After reading Nancy Springer's other new book, Larque on the Wing (see Horror #2 for review), I had to read Metal Angel, which shares many of Larque's themes; both books are strongly oriented around gender and family issues. It's one of life's delicious ironies that Springer--whose recent work is filled with homoeroticism and open exploration of the relationships between sexuality and gender--is also writing novels that center on the importance of family and home and all of the other "family-values" issues that the Dan Quayles of the world are convinced have disappeared from modern fiction (and especially genre fiction).

Metal Angel is a much darker work than Larque on the Wing, and a more familiar one. The writing is wonderful--Springer has a lyrical flair for telling phrases--but the story is similar to others which have been done recently. At times, Metal Angel reads like a Christian allegorical version of Gael Baudino's Gossamer Axe.

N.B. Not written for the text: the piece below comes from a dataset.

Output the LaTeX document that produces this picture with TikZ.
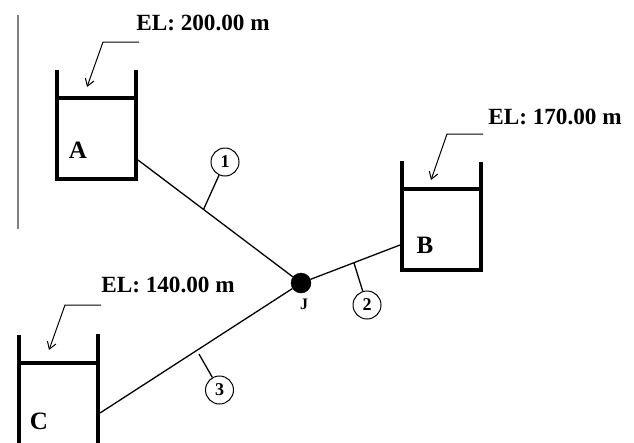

Volos is an angel determined to escape from the tyranny of heaven, where he has spent an endless lifetime serving the whims of an omnipotent God who only seems to care about humanity. He takes human form to feel what it must be like to live as a mortal, but his carefully thought out beautiful young man's body appears on the streets of Los Angeles with a tragic flaw: his back still sprouts an enormous pair of wings. Undaunted, he sets out to live the hedonistic human life he's observed for untold generations, since Adam and Eve's time. Equipped with a voice and musical skill both honed from an eternity of performing for the Almighty in heavenly choirs, his choice is to become a rock star.

Along the path toward stardom, if not true humanity, he encounters a memorable group of friends and followers: Texas, a West Virginia cop who left his wife in order to find himself and found an angel who needed protecting from the streets of LA instead; Angie, running away from her fundamentalist minister father and placid husband to the rock-and-roll angel who appears in her dreams and steals the lyrics she secretly writes while her husband's at work and the children are asleep; Mercedes, who attaches himself to his newfound demon lover, determined to ride to success like a remora following a shark.

While not entirely unpredictable, Metal Angel has some slippery twists and turns. Its allegory is not heavy-handed, and Springer uses the less explored darker side of Christian mythology for her source material. While there's much of mortality and humanity that Volos failed to see during his heavenly voyeurism, there is also much that humans fail to see in their starry-eyed view of heaven's totalitarianism. While fundamentalists plot to destroy the dark angel (I'm not fallen," he reminds us, "I dove."), even the people who think they understand him approach from fundamentally flawed assumptions, like one young priest convinced Volos is the Messiah:

  • "Please," Volos said. "I'm not--"
    But the young priest went on speaking, intense yet dreamy. "Now they do not want to remember the way he was, you know. They like to forget that he scourged the money dealers out of the temple. That he danced at weddings. That he thumbed his nose at bigwigs, and broke all the rules, and loved women, and liked food, and gloried in wine." "I know those things," Volos said. "I know he was not a candy-ass. I remember him. He was my friend, and I've never forgiven what happened to him. Please just shut up and go home. I am not the one you want." "Take courage," the priest said.
    "Please. No. You know what they did to him."

Inevitably, Volos has his encounter with the religious fundamentalists who want him to be an Antichrist, when he just wants to be a mortal. And eventually, Volos begins to see the shallowness of his own views of the universe--although not without a dark and painful cost to himself and the few true friends he has. Metal Angel is a story of awareness and reconciliation, and much of its story is driven by Volos's growing awareness of what it means to be human, and what it means to be an angel.

I haven't run into Nancy Springer in years, and I miss her. I loved her writing before I met her, and she was one of those unusual people who exactly fills your preconceptions when you meet them.

First appeared in Horror magazine, March 1994.